** START OF INFORMATION PROVIDED **

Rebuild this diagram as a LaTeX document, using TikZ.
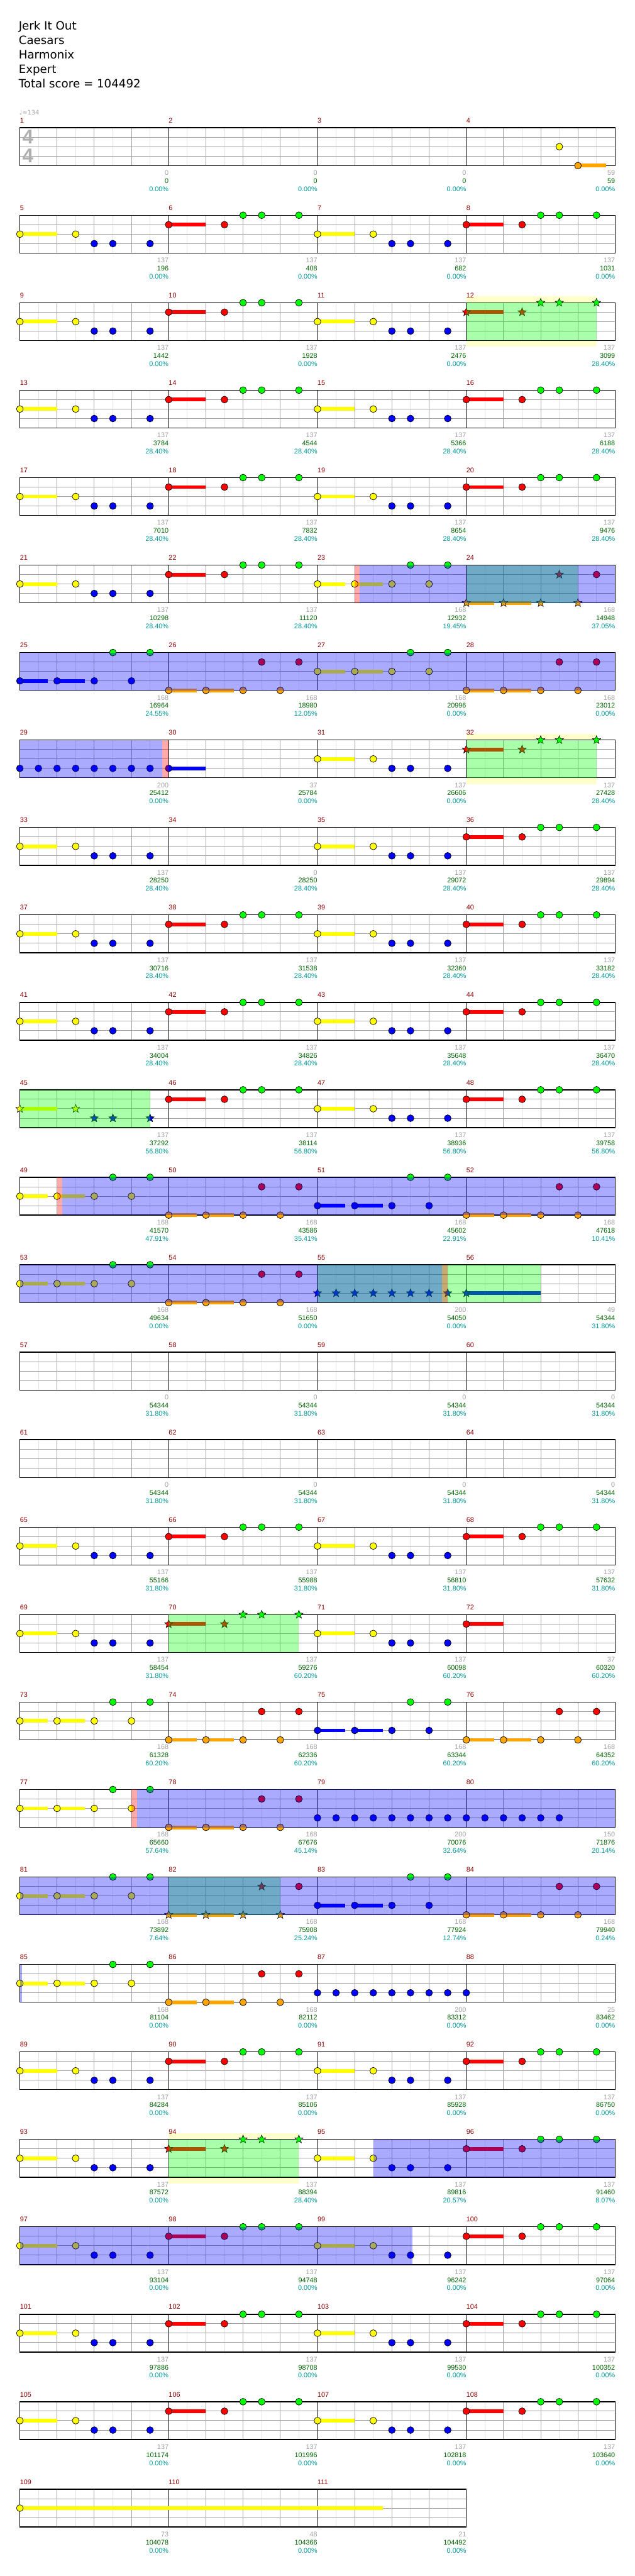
\documentclass[tikz,border=0pt]{standalone}
\usepackage{fontspec}
\setmainfont{Liberation Sans}
\newfontfamily\titlefont{DejaVu Sans}
\usepackage{xcolor}
\usepackage{tikz}
\usetikzlibrary{shapes.geometric}

% Màu các dây và chữ
\definecolor{lane0}{RGB}{0,255,0}
\definecolor{lane1}{RGB}{255,0,0}
\definecolor{lane2}{RGB}{255,255,0}
\definecolor{lane3}{RGB}{0,0,255}
\definecolor{lane4}{RGB}{255,165,0}
\definecolor{barno}{RGB}{139,0,0}
\definecolor{gridbeat}{RGB}{160,160,160}
\definecolor{gridhalf}{RGB}{226,226,226}
\definecolor{numgray}{RGB}{160,160,160}
\definecolor{numgreen}{RGB}{0,100,0}
\definecolor{numteal}{RGB}{0,153,153}
\definecolor{spband}{RGB}{255,255,204}
\definecolor{sigcol}{RGB}{175,175,175}

\newcounter{gemno}

% Toạ độ: ô nhịp, phách, dây
\newcommand\getpos[3]{%
  \pgfmathtruncatemacro\gemrow{(#1-1)/4}%
  \pgfmathtruncatemacro\gemcol{#1-1-4*\gemrow}%
  \pgfmathsetmacro\gemx{32+240*\gemcol+60*(#2)}%
  \pgfmathsetmacro\gemy{206+141*\gemrow+15.25*(#3)}}

% Một nốt: kiểu, ô nhịp, phách, dây
\newcommand\nt[4]{%
  \getpos{#2}{#3}{#4}%
  \stepcounter{gemno}%
  \node[#1, fill=lane#4] (gem\thegemno) at (\gemx,\gemy) {};}

% Nốt ngân: kiểu, ô nhịp, phách, dây, độ dài (phách)
\newcommand\sus[5]{%
  \getpos{#2}{#3}{#4}%
  \fill[lane#4] (\gemx,{\gemy-3}) rectangle ({\gemx+60*(#5)},{\gemy+3});%
  \nt{#1}{#2}{#3}{#4}}

% Hai ô nhịp lặp lại
\newcommand\verseY[2]{%
  \sus{#1}{#2}{0}{2}{1}\nt{#1}{#2}{1.5}{2}%
  \nt{#1}{#2}{2}{3}\nt{#1}{#2}{2.5}{3}\nt{#1}{#2}{3.5}{3}}
\newcommand\verseR[2]{%
  \sus{#1}{#2}{0}{1}{1}\nt{#1}{#2}{1.5}{1}%
  \nt{#1}{#2}{2}{0}\nt{#1}{#2}{2.5}{0}\nt{#1}{#2}{3.5}{0}}
% Điệp khúc: kiểu, kiểu nốt cuối, ô nhịp, dây chính, dây phụ
\newcommand\chorus[5]{%
  \sus{#1}{#3}{0}{#4}{0.75}\sus{#1}{#3}{1}{#4}{0.75}%
  \nt{#1}{#3}{2}{#4}\nt{#1}{#3}{3}{#4}%
  \nt{#1}{#3}{2.5}{#5}\nt{#2}{#3}{3.5}{#5}}

% Vùng phủ màu: màu, ô nhịp, từ phách, đến phách
\newcommand\zone[4]{%
  \getpos{#2}{#3}{0}%
  \fill[#1, opacity=1/3] (\gemx,\gemy) rectangle ({32+240*\gemcol+60*(#4)},{\gemy+61});}
\newcommand\yellowband[3]{%
  \getpos{#1}{#2}{0}%
  \fill[spband] (\gemx,{\gemy-10}) rectangle ({32+240*\gemcol+60*(#3)},{\gemy+71});}

\begin{document}
\begin{tikzpicture}[x=1pt, y=-1pt,
    gem/.style={circle, draw=black, line width=0.7pt, minimum size=11pt, inner sep=0pt},
    stargem/.style={star, star points=5, star point ratio=2.3, draw=black, line width=0.6pt, minimum size=14pt, inner sep=0pt},
    halfline/.style={draw=gridhalf, line width=1pt},
    beatline/.style={draw=gridbeat, line width=1pt},
    barline/.style={draw=black, line width=1pt},
    staff/.style={draw=black, line width=1.4pt},
    barnum/.style={text=barno, font=\fontsize{11}{13}\selectfont, anchor=base west, inner sep=0pt},
    gainnum/.style={text=numgray, font=\fontsize{11}{13}\selectfont, anchor=base east, inner sep=0pt},
    scorenum/.style={text=numgreen, font=\fontsize{11}{13}\selectfont, anchor=base east, inner sep=0pt},
    pctnum/.style={text=numteal, font=\fontsize{11}{13}\selectfont, anchor=base east, inner sep=0pt},
    titleline/.style={font=\titlefont\fontsize{18.5}{22}\selectfont, anchor=base west, inner sep=0pt}]
    \fill[white] (0,0) rectangle (1024,4153);
    \useasboundingbox (0,0) rectangle (1024,4153);

    % Tiêu đề
    \node[titleline] (song) at (30,48.5) {Jerk It Out};
    \node[titleline] (artist) at (30,71.7) {Caesars};
    \node[titleline] (author) at (30,95) {Harmonix};
    \node[titleline] (level) at (30,118) {Expert};
    \node[titleline] (total) at (30,141) {Total score = 104492};

    % Dải vàng sau khuông
    \yellowband{12}{0}{3.5}
    \yellowband{32}{0}{3.5}
    \yellowband{94}{0}{3.5}

    % Khuông nhạc từng hàng
    \foreach \r in {0,...,27}{
        \pgfmathsetmacro\rowy{206+141*\r}
        \pgfmathtruncatemacro\nb{\r==27 ? 12 : 16}
        \pgfmathsetmacro\rowx{32+60*\nb}
        \fill[white] (32,\rowy) rectangle (\rowx,{\rowy+61});
        \foreach \k in {1,...,\nb}
            \draw[halfline] ({2+60*\k},\rowy) -- ++(0,61);
        \foreach \k in {1,...,\nb}
            \draw[beatline] ({32+60*\k},\rowy) -- ++(0,61);
        \foreach \l in {1,2,3}
            \draw[beatline] (32,{\rowy+15.25*\l}) -- (\rowx,{\rowy+15.25*\l});
        \foreach \k in {4,8,...,\nb}
            \draw[barline] ({32+60*\k},\rowy) -- ++(0,61);
        \draw[staff] (32,\rowy) rectangle (\rowx,{\rowy+61});
    }

    % Nhịp và tốc độ
    \node[text=sigcol, font=\fontsize{32}{34}\selectfont\bfseries, anchor=base, inner sep=0pt] (sigtop) at (45,232) {4};
    \node[text=sigcol, font=\fontsize{32}{34}\selectfont\bfseries, anchor=base, inner sep=0pt] (sigbot) at (45,262) {4};
    \node[text=numgray, font=\titlefont\fontsize{10}{12}\selectfont, anchor=base west, inner sep=0pt] (tempo) at (31,185) {♩=134};

    % Nốt nhạc
    \nt{gem}{4}{2.5}{2}
    \sus{gem}{4}{3}{4}{0.75}
    \foreach \m in {5,7,9,11,13,15,17,19,21,31,33,35,37,39,41,43,47,65,67,69,71,89,91,93,95,97,99,101,103,105,107}
        {\verseY{gem}{\m}}
    \verseY{stargem}{45}
    \foreach \m in {6,8,10,14,16,18,20,22,36,38,40,42,44,46,48,66,68,90,92,96,98,100,102,104,106,108}
        {\verseR{gem}{\m}}
    \foreach \m in {12,32,70,94}
        {\verseR{stargem}{\m}}
    \foreach \m in {23,27,49,53,73,77,81,85}
        {\chorus{gem}{gem}{\m}{2}{0}}
    \foreach \m in {25,51,75,83}
        {\chorus{gem}{gem}{\m}{3}{0}}
    \foreach \m in {26,28,50,52,54,74,76,78,84,86}
        {\chorus{gem}{gem}{\m}{4}{1}}
    \chorus{stargem}{gem}{24}{4}{1}
    \chorus{stargem}{gem}{82}{4}{1}
    \foreach \m in {29,79,87}
        \foreach \b in {0,0.5,...,3.5}
            {\nt{gem}{\m}{\b}{3}}
    \foreach \b in {0,0.5,...,2.5}
        {\nt{gem}{80}{\b}{3}}
    \nt{gem}{88}{0}{3}
    \sus{gem}{30}{0}{3}{1}
    \foreach \b in {0,0.5,...,3.5}
        {\nt{stargem}{55}{\b}{3}}
    \sus{stargem}{56}{0}{3}{2}
    \sus{gem}{72}{0}{1}{1}
    \sus{gem}{109}{0}{2}{9.75}

    % Vùng star power
    \zone{lane0}{12}{0}{3.5}
    \zone{lane0}{24}{0}{3}
    \zone{lane0}{32}{0}{3.5}
    \zone{lane0}{45}{0}{3.5}
    \zone{lane0}{55}{0}{6}
    \zone{lane0}{70}{0}{3.5}
    \zone{lane0}{82}{0}{3}
    \zone{lane0}{94}{0}{3.5}

    % Vùng overdrive
    \zone{lane3}{23}{1.13}{8}
    \zone{lane3}{25}{0}{16}
    \zone{lane3}{29}{0}{3.83}
    \zone{lane3}{49}{1.14}{16}
    \zone{lane3}{53}{0}{11.35}
    \zone{lane3}{77}{3.15}{16}
    \zone{lane3}{81}{0}{16}
    \zone{lane3}{85}{0}{0.05}
    \zone{lane3}{95}{1.5}{8}
    \zone{lane3}{97}{0}{10.55}

    % Dải hồng
    \zone{lane1}{23}{1}{1.13}
    \zone{lane1}{29}{3.83}{4}
    \zone{lane1}{49}{1}{1.14}
    \zone{lane1}{55}{3.35}{3.5}
    \zone{lane1}{77}{3}{3.15}

    % Số ô nhịp và điểm
    \foreach \m/\g/\s/\p in {
        1/0/0/0.00, 2/0/0/0.00, 3/0/0/0.00, 4/59/59/0.00,
        5/137/196/0.00, 6/137/408/0.00, 7/137/682/0.00, 8/137/1031/0.00,
        9/137/1442/0.00, 10/137/1928/0.00, 11/137/2476/0.00, 12/137/3099/28.40,
        13/137/3784/28.40, 14/137/4544/28.40, 15/137/5366/28.40, 16/137/6188/28.40,
        17/137/7010/28.40, 18/137/7832/28.40, 19/137/8654/28.40, 20/137/9476/28.40,
        21/137/10298/28.40, 22/137/11120/28.40, 23/168/12932/19.45, 24/168/14948/37.05,
        25/168/16964/24.55, 26/168/18980/12.05, 27/168/20996/0.00, 28/168/23012/0.00,
        29/200/25412/0.00, 30/37/25784/0.00, 31/137/26606/0.00, 32/137/27428/28.40,
        33/137/28250/28.40, 34/0/28250/28.40, 35/137/29072/28.40, 36/137/29894/28.40,
        37/137/30716/28.40, 38/137/31538/28.40, 39/137/32360/28.40, 40/137/33182/28.40,
        41/137/34004/28.40, 42/137/34826/28.40, 43/137/35648/28.40, 44/137/36470/28.40,
        45/137/37292/56.80, 46/137/38114/56.80, 47/137/38936/56.80, 48/137/39758/56.80,
        49/168/41570/47.91, 50/168/43586/35.41, 51/168/45602/22.91, 52/168/47618/10.41,
        53/168/49634/0.00, 54/168/51650/0.00, 55/200/54050/0.00, 56/49/54344/31.80,
        57/0/54344/31.80, 58/0/54344/31.80, 59/0/54344/31.80, 60/0/54344/31.80,
        61/0/54344/31.80, 62/0/54344/31.80, 63/0/54344/31.80, 64/0/54344/31.80,
        65/137/55166/31.80, 66/137/55988/31.80, 67/137/56810/31.80, 68/137/57632/31.80,
        69/137/58454/31.80, 70/137/59276/60.20, 71/137/60098/60.20, 72/37/60320/60.20,
        73/168/61328/60.20, 74/168/62336/60.20, 75/168/63344/60.20, 76/168/64352/60.20,
        77/168/65660/57.64, 78/168/67676/45.14, 79/200/70076/32.64, 80/150/71876/20.14,
        81/168/73892/7.64, 82/168/75908/25.24, 83/168/77924/12.74, 84/168/79940/0.24,
        85/168/81104/0.00, 86/168/82112/0.00, 87/200/83312/0.00, 88/25/83462/0.00,
        89/137/84284/0.00, 90/137/85106/0.00, 91/137/85928/0.00, 92/137/86750/0.00,
        93/137/87572/0.00, 94/137/88394/28.40, 95/137/89816/20.57, 96/137/91460/8.07,
        97/137/93104/0.00, 98/137/94748/0.00, 99/137/96242/0.00, 100/137/97064/0.00,
        101/137/97886/0.00, 102/137/98708/0.00, 103/137/99530/0.00, 104/137/100352/0.00,
        105/137/101174/0.00, 106/137/101996/0.00, 107/137/102818/0.00, 108/137/103640/0.00,
        109/73/104078/0.00, 110/48/104366/0.00, 111/21/104492/0.00}{
        \getpos{\m}{0}{0}
        \node[barnum] (bar\m) at (\gemx,{\gemy-8}) {\m};
        \getpos{\m}{4}{4}
        \node[gainnum] (gain\m) at (\gemx,{\gemy+15.5}) {\g};
        \node[scorenum] (score\m) at (\gemx,{\gemy+28.5}) {\s};
        \node[pctnum] (pct\m) at (\gemx,{\gemy+41.5}) {\p\%};
    }
\end{tikzpicture}
\end{document}
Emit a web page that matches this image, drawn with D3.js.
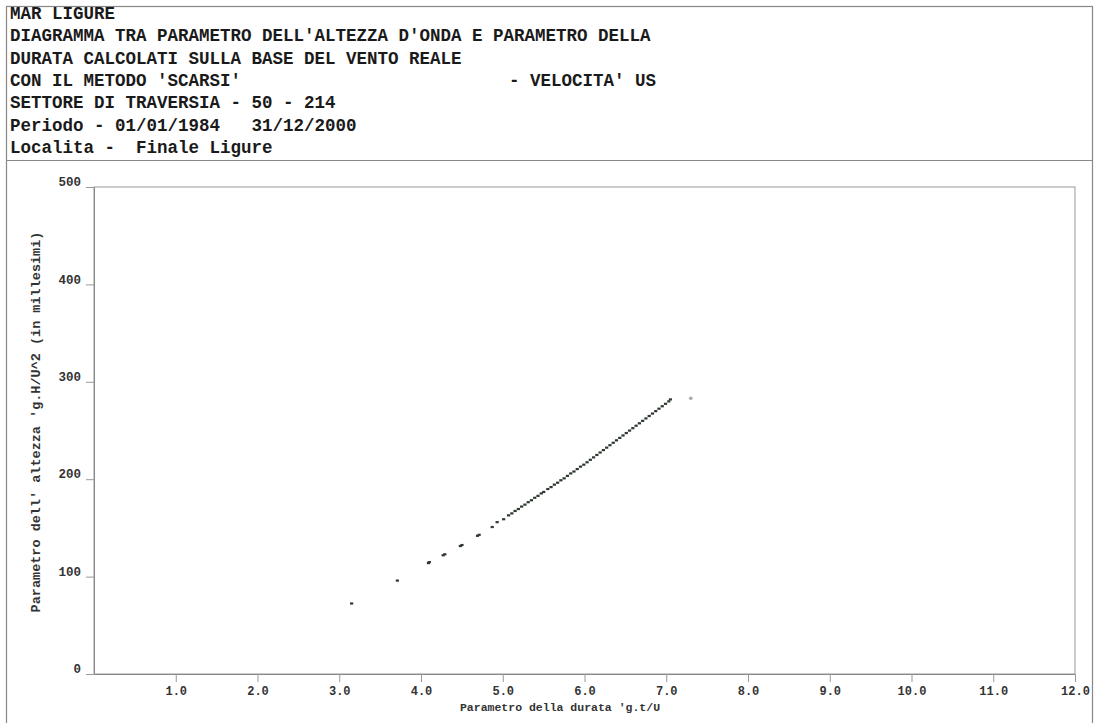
<!DOCTYPE html>
<html><head><meta charset="utf-8">
<script src="https://cdn.jsdelivr.net/npm/d3@7"></script>
<style>body{margin:0;background:#fff}</style>
</head><body>
<script>
const headerLines = [
  "MAR LIGURE",
  "DIAGRAMMA TRA PARAMETRO DELL'ALTEZZA D'ONDA E PARAMETRO DELLA",
  "DURATA CALCOLATI SULLA BASE DEL VENTO REALE",
  "CON IL METODO 'SCARSI'",
  "SETTORE DI TRAVERSIA - 50 - 214",
  "Periodo - 01/01/1984   31/12/2000",
  "Localita -  Finale Ligure"
];
const speedLabel = "- VELOCITA' US";
const xTicks = [1,2,3,4,5,6,7,8,9,10,11,12];
const yTicks = [0,100,200,300,400,500];
const xTitle = "Parametro della durata 'g.t/U";
const yTitle = "Parametro dell' altezza 'g.H/U^2 (in millesimi)";
// duration parameter (x) and height parameter (y, thousandths)
const durata = [3.15,3.71,4.09,4.10,4.27,4.29,4.48,4.50,4.69,4.71,4.87,4.93,5.01,
  5.07,5.11,5.15,5.19,5.23,5.27,5.31,5.35,5.39,5.43,5.47,5.50,
  5.55,5.59,5.63,5.67,5.71,5.75,5.79,5.83,5.87,5.91,5.95,
  5.99,6.03,6.07,6.11,6.15,6.19,6.23,6.27,6.31,6.35,6.39,6.43,6.47,6.51,6.55,6.59,6.63,6.67,6.71,6.75,6.79,6.83,6.87,6.91,6.95,6.99,7.03,7.05];
const altezza = [72.5,96,114,115,122,123,131.5,132.5,142,143,151,156,159,
  163,165,167.5,169.5,172,174,176.5,178.5,181,183,185.5,187,
  190,192,194.5,196.5,199,201,203.5,206,208,210.5,213,
  215,217.5,220,222.5,225,227.5,230,232.5,235,237.5,240,242.5,245,247.5,250,252.5,255,257.5,260,262.5,265,267.5,270,272.5,275,277.5,280,282];
const outlierX = [7.30];
const outlierY = [283];

const W = 1097, H = 723;
const svg = d3.select("body").append("svg").attr("width", W).attr("height", H)
  .style("font-family", "'Liberation Mono', 'DejaVu Sans Mono', monospace").style("font-weight", "bold");
svg.append("rect").attr("width", W).attr("height", H).attr("fill", "#fff");

// frames
svg.append("rect").attr("x", 6.5).attr("y", 6.5).attr("width", 1086).attr("height", 720)
  .attr("fill", "none").attr("stroke", "#888").attr("stroke-width", 1.2);
svg.append("line").attr("x1", 6.5).attr("x2", 1092.5).attr("y1", 160.5).attr("y2", 160.5)
  .attr("stroke", "#888").attr("stroke-width", 1.2);

// header
svg.append("g").selectAll("text").data(headerLines).join("text")
  .attr("x", 10).attr("y", (d, i) => 19 + i * 22.3)
  .attr("font-size", 17.5).attr("fill", "#1a1a1a").style("white-space", "pre")
  .attr("xml:space", "preserve")
  .text(d => d);
svg.append("text").attr("x", 509).attr("y", 19 + 3 * 22.3).attr("font-size", 17.5)
  .attr("fill", "#1a1a1a").text(speedLabel);

const x = d3.scaleLinear().domain([0, 12]).range([94, 1075]);
const y = d3.scaleLinear().domain([0, 500]).range([674, 187]);

// plot box
svg.append("rect").attr("x", 94).attr("y", 187).attr("width", 1075 - 94).attr("height", 674 - 187)
  .attr("fill", "none").attr("stroke", "#999").attr("stroke-width", 1);

const xAxis = svg.append("g").attr("transform", "translate(0,674)")
  .call(d3.axisBottom(x).tickValues(xTicks).tickFormat(d3.format(".1f")).tickSize(8).tickSizeOuter(0));
xAxis.select(".domain").attr("stroke", "#888");
xAxis.selectAll(".tick line").attr("stroke", "#999");
xAxis.selectAll("text").attr("font-size", 12).attr("fill", "#333").attr("dy", "0.8em")
  .attr("font-family", "'Liberation Mono', monospace").attr("font-weight", "bold");

const yAxis = svg.append("g").attr("transform", "translate(94,0)")
  .call(d3.axisLeft(y).tickValues(yTicks).tickFormat(d3.format("d")).tickSize(8).tickSizeOuter(0));
yAxis.select(".domain").attr("stroke", "#888");
yAxis.selectAll(".tick line").attr("stroke", "#999");
yAxis.selectAll("text").attr("font-size", 12.5).attr("fill", "#333").attr("x", -13).attr("dy", "-0.1em")
  .attr("font-family", "'Liberation Mono', monospace").attr("font-weight", "bold");

svg.append("text").attr("x", 560).attr("y", 711).attr("text-anchor", "middle")
  .attr("font-size", 11.5).attr("fill", "#333").text(xTitle);
svg.append("text").attr("transform", "translate(40,422) rotate(-90)").attr("text-anchor", "middle")
  .attr("font-size", 13.5).attr("fill", "#333").text(yTitle);

// points
const pts = durata.map((d, i) => ({x: d, y: altezza[i]}));
svg.append("g").selectAll("rect").data(pts).join("rect")
  .attr("x", d => x(d.x) - 1.5).attr("y", d => y(d.y) - 1)
  .attr("width", 3.2).attr("height", 2.2).attr("fill", "#2e3a2f");
svg.append("g").selectAll("circle").data(outlierX.map((d, i) => ({x: d, y: outlierY[i]}))).join("circle")
  .attr("cx", d => x(d.x)).attr("cy", d => y(d.y)).attr("r", 1.8).attr("fill", "#aaa");
</script>
</body></html>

** END OF INFORMATION PROVIDED **

INSTRUCTION:
Across the data above, how many lines include the word "this"? Give only the count.

OUTPUT OF THE EXERCISE:
2